Белый "Котик Летаев" - краткое изложение
Страница: 1 [ 2 ] 3
Мне потом говорили, что Лев — сенбернар, на Собачьей площадке к играющим детям подходил он. Но позже думалось мне: то не был сон и не действительность. Но Лев был; кричали: «Лев идет», — и Лев шел.
Жизнь — рост; в наростах становится жизнь, в безобразии первый нарост мне был — образ. Первые образы-мифы: человек — с бабушкой связался мне он, — старуха, в ней виделось мне что-то от хищной птицы, — бык и лев….
Квартирой просунулся мне внешний мир, я стал жить в ставшем, в отвалившейся от меня действительности. Комнаты — кости древних существ, мне ведомых; и память о памяти, о дотелесном жива во мне; отсвет её на всем.
Мне папа, летящий в клуб, в университет, с красным лицом в очках, является огненным Гефестом, грозит он кинуть меня в пучину безобразности. В зеркалах глядит бледное лицо тети Доги, бесконечно отражаясь; в ней — дурной бесконечности звук, звук падающих из крана капель, — что-то те-ти-до-ти-но. В детской живу я с нянюшкой Александрой. Голоса её не помню, — как немое правило она; с ей жить мне по закону.

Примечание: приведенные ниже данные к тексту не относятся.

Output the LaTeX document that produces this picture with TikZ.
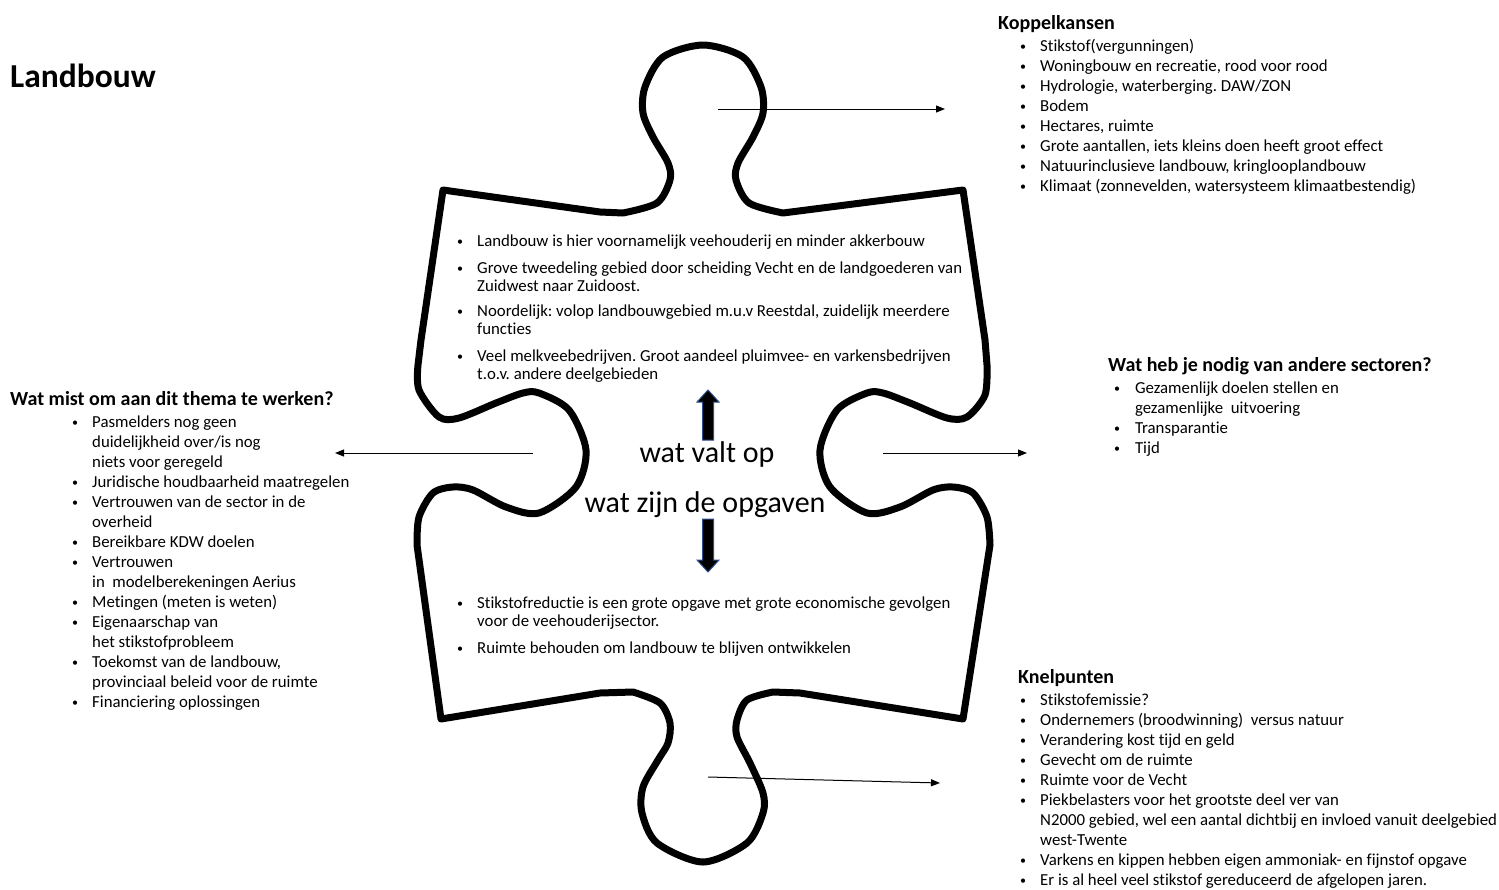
\documentclass[tikz,border=0pt]{standalone}
\usepackage{fontspec}
\setmainfont{Carlito}[Ligatures=NoCommon]
\usetikzlibrary{arrows.meta}
\frenchspacing

\definecolor{arrowblue}{HTML}{2F4F8F}
\newcommand{\bul}[1][20pt]{\makebox[#1][l]{\raisebox{1pt}{\fontsize{12}{12}\selectfont\textbullet}}}
\newcommand{\ind}[1][20pt]{\hspace*{#1}}

\begin{document}
\begin{tikzpicture}[x=1pt,y=-1pt,
    every node/.style={inner sep=0pt},
    txt/.style={anchor=base west,align=left,font=\fontsize{16.8}{20}\selectfont},
    ptxt/.style={anchor=base west,align=left,font=\fontsize{16.8}{18}\selectfont},
    head/.style={anchor=base west,font=\fontsize{20}{22}\selectfont\bfseries},
    link/.style={-{Triangle[length=9pt,width=7pt]},line width=1pt},
    piece/.style={line width=7pt,line join=round},
    block/.style={fill=black,draw=arrowblue,line width=1pt}]
\useasboundingbox (0,0) rectangle (1499,889);

% puzzle piece
\draw[piece] (443,190) -- (600,212)
  -- plot[smooth] coordinates {(623,213) (657,203) (670,180) (668,163) (653,137) (643,113) (645,87) (663,57) (703,45) (743,57) (761,87) (763,113) (753,137) (738,163) (736,180) (749,203) (783,213)}
  -- (963,190) -- (985,340)
  -- plot[smooth] coordinates {(987,365) (985,395) (967,417) (947,418) (910,403) (883,393) (867,393) (837,410) (820,450) (830,487) (867,513) (900,507) (933,490) (953,487) (973,493) (987,517) (990,545)}
  -- (963,719) -- (800,693)
  -- plot[smooth] coordinates {(773,692) (747,700) (737,720) (737,737) (750,763) (763,793) (763,813) (747,843) (703,862) (657,843) (642,813) (643,787) (658,760) (668,743) (670,723) (660,703) (633,692)}
  -- (600,693) -- (441,719) -- (417,545)
  -- plot[smooth] coordinates {(417,545) (419,517) (433,493) (453,487) (473,490) (506,507) (539,513) (576,487) (586,450) (569,410) (539,393) (523,393) (496,403) (459,418) (439,417) (419,390) (418,365)}
  -- (421,340) -- cycle;

\node[anchor=base west,font=\fontsize{33.5}{36}\selectfont\bfseries] (title) at (10,87) {Landbouw};

% text inside the piece (base = last line)
\node[ptxt] (valtop) at (457,379) {\bul Landbouw is hier voornamelijk veehouderij en minder akkerbouw\\[9pt]
  \bul Grove tweedeling gebied door scheiding Vecht en de landgoederen van\\ \ind Zuidwest naar Zuidoost.\\[7pt]
  \bul Noordelijk: volop landbouwgebied m.u.v Reestdal, zuidelijk meerdere\\ \ind functies\\[9pt]
  \bul Veel melkveebedrijven. Groot aandeel pluimvee- en varkensbedrijven\\ \ind t.o.v. andere deelgebieden};
\node[ptxt] (opgaven) at (457,653) {\bul Stikstofreductie is een grote opgave met grote economische gevolgen\\ \ind voor de veehouderijsector.\\[9pt]
  \bul Ruimte behouden om landbouw te blijven ontwikkelen};

\node[anchor=base,font=\fontsize{30}{34}\selectfont] (vraag1) at (707,462) {wat valt op};
\node[anchor=base,font=\fontsize{30}{34}\selectfont] (vraag2) at (705,512) {wat zijn de opgaven};
\coordinate (upTip) at (708,390);
\coordinate (downTip) at (708,572);
\filldraw[block] (upTip) -- ++(11,12) -- ++(-5.5,0) -- ++(0,38) -- ++(-11,0) -- ++(0,-38) -- ++(-5.5,0) -- cycle;
\filldraw[block] (downTip) -- ++(11,-12) -- ++(-5.5,0) -- ++(0,-41) -- ++(-11,0) -- ++(0,41) -- ++(-5.5,0) -- cycle;

% the four corners
\node[head] (koppelHead) at (998,29) {Koppelkansen};
\node[txt] (koppel) at (1020,191) {\bul Stikstof(vergunningen)\\ \bul Woningbouw en recreatie, rood voor rood\\
  \bul Hydrologie, waterberging. DAW/ZON\\ \bul Bodem\\ \bul Hectares, ruimte\\
  \bul Grote aantallen, iets kleins doen heeft groot effect\\ \bul Natuurinclusieve landbouw, kringlooplandbouw\\
  \bul Klimaat (zonnevelden, watersysteem klimaatbestendig)};

\node[head] (nodigHead) at (1108,371) {Wat heb je nodig van andere sectoren?};
\node[txt] (nodig) at (1114,453) {\bul[17pt] Gezamenlijk doelen stellen en\\ \ind[17pt] gezamenlijke\ \ uitvoering\\
  \bul[17pt] Transparantie\\ \bul[17pt] Tijd};

\node[head] (mistHead) at (10,405) {Wat mist om aan dit thema te werken?};
\node[txt] (mist) at (72,707) {\bul Pasmelders nog geen\\ \ind duidelijkheid over/is nog\\ \ind niets voor geregeld\\
  \bul Juridische houdbaarheid maatregelen\\ \bul Vertrouwen van de sector in de\\ \ind overheid\\
  \bul Bereikbare KDW doelen\\ \bul Vertrouwen\\ \ind in\ \ modelberekeningen Aerius\\
  \bul Metingen (meten is weten)\\ \bul Eigenaarschap van\\ \ind het stikstofprobleem\\
  \bul Toekomst van de landbouw,\\ \ind provinciaal beleid voor de ruimte\\ \bul Financiering oplossingen};

\node[head] (knelHead) at (1018,683) {Knelpunten};
\node[txt] (knel) at (1020,885) {\bul Stikstofemissie?\\ \bul Ondernemers (broodwinning)\ \ versus natuur\\
  \bul Verandering kost tijd en geld\\ \bul Gevecht om de ruimte\\ \bul Ruimte voor de Vecht\\
  \bul Piekbelasters voor het grootste deel ver van\\ \ind N2000 gebied, wel een aantal dichtbij en invloed vanuit deelgebied\\
  \ind west-Twente\\ \bul Varkens en kippen hebben eigen ammoniak- en fijnstof opgave\\
  \bul Er is al heel veel stikstof gereduceerd de afgelopen jaren.};

% connectors
\coordinate (topIn) at (718,109);    \coordinate (topOut) at (945,109);
\coordinate (leftIn) at (533,453);   \coordinate (leftOut) at (335,453);
\coordinate (rightIn) at (883,453);  \coordinate (rightOut) at (1027,453);
\coordinate (botIn) at (708,777);    \coordinate (botOut) at (940,783);
\draw[link] (topIn) -- (topOut);
\draw[link] (leftIn) -- (leftOut);
\draw[link] (rightIn) -- (rightOut);
\draw[link] (botIn) -- (botOut);
\end{tikzpicture}
\end{document}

Темным коридором пробираюсь на кухню с ей, где раскрыта печи огненная пасть и кухарка наша кочергой сражается с огненным змеем. И мне кажется, трубочистом спасен я был от красного хаоса пламенных языков, через трубу был вытащен в мир. По утрам из кроватки смотрю я на шкафчик коричневый, с темными разводами сучков. В рубиновом свете лампадки вижу икону: склонились волхвы, — один черный совсем — это мавр, говорят мне, — над дитятей. Мне знаком этот мир; мне продолжилась наша квартира в арбатскую Троицкую церковь, здесь в голубых клубах ладанного дыма глаголил Золотой Горб, вещала Седая Древность и голос слышал я: «Благослови, владыко, кадило».
Сказкой продолжился миф, балаганным Петрушкой. Уже нет няни Александры, гувернантка Раиса Ивановна читает мне о королях и лебедях. В гостиной поют, полусон мешается со сказкой, а в сказку вливается голос.
Понятий еще не выработало сознание, я метафорами мыслю; мне обморок: то — куда падают, проваливаются; наверное, к Пфефферу, зубному врачу, что живет под нами. Папины небылицы, страшное бу-бу-бу за стеной Христофора Христофоровича Помпула, — он все в Лондоне ищет статистические данные и, уверяет папа, ломает ландо московских извозчиков: Лондон, наверное, и есть ландо, пугают меня. Голос довременной древности еще внятен мне, — титанами оборачивается память о ней, память о памяти.
Понятия — щит от титанов…
Ощупями космоса я смотрю в мир, на московские дома из окон арбатского нашего дома.
Этот мир разрушился в миг и раздвинулся в безбрежность в Касьяново, — мы летом в деревне. Комнаты канули; встали — пруд с темной водой, купальня, переживание грозы, — гром — скопление электричества, успокаивает папа, — нежный агатовый взгляд Раисы Ивановны…
Вновь в Москве — тесной теперь показалась квартирка наша.
Наш папа математик, профессор Михаил Васильевич Летаев, книгами уставлен его кабинет; он все вычисляет. Математики ходят к нам; не любит их мама, боится — и я стану математиком. Откинет локоны мне со лба, скажет — не мой лоб, — второй математик! — страшит её преждевременное развитие мое, и я боюсь разговаривать с папой. По утрам, дурачась, ласкаюсь я к маме — Ласковый Котик!
В оперу, на бал, уезжает мама в карете с Поликсеной Борисовной Блещенской, про жизнь свою в Петербурге рассказывает нам. Это не наш мир, другая вселенная; пустым называет его папа: «Пустые они, Лизочек…»
По вечерам из гостиной мы с Раисой Ивановной слышим музыку; мама играет.